** start DATASET **
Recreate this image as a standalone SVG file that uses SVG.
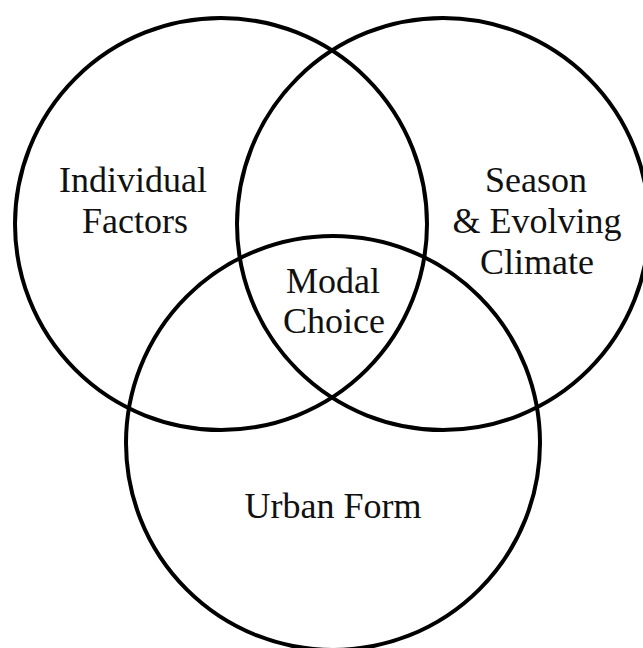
** end DATASET **
** start DATASET **
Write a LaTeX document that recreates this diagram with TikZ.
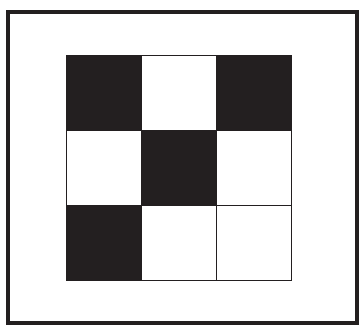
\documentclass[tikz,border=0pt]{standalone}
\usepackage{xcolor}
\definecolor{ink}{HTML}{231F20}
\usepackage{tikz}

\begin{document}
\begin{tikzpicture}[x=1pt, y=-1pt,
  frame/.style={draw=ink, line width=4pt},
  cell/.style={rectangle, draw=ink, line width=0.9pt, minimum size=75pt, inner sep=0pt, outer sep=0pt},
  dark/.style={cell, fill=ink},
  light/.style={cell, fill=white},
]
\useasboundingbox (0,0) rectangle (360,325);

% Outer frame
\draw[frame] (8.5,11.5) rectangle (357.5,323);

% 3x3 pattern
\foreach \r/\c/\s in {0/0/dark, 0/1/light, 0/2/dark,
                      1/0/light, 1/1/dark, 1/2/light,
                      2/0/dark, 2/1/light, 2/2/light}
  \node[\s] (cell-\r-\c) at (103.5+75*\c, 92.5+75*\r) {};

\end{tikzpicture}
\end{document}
** end DATASET **
- **WRITTEN EXERCISE**
Only the lines from the one holding "Write a LaTeX" to the one holding "(8.5,11.5) rectangle (357.5,323);" should be returned, both included and exactly as written, with no pictures.

- **COMPLETE RESPONSE**
Write a LaTeX document that recreates this diagram with TikZ.
\documentclass[tikz,border=0pt]{standalone}
\usepackage{xcolor}
\definecolor{ink}{HTML}{231F20}
\usepackage{tikz}

\begin{document}
\begin{tikzpicture}[x=1pt, y=-1pt,
  frame/.style={draw=ink, line width=4pt},
  cell/.style={rectangle, draw=ink, line width=0.9pt, minimum size=75pt, inner sep=0pt, outer sep=0pt},
  dark/.style={cell, fill=ink},
  light/.style={cell, fill=white},
]
\useasboundingbox (0,0) rectangle (360,325);

% Outer frame
\draw[frame] (8.5,11.5) rectangle (357.5,323);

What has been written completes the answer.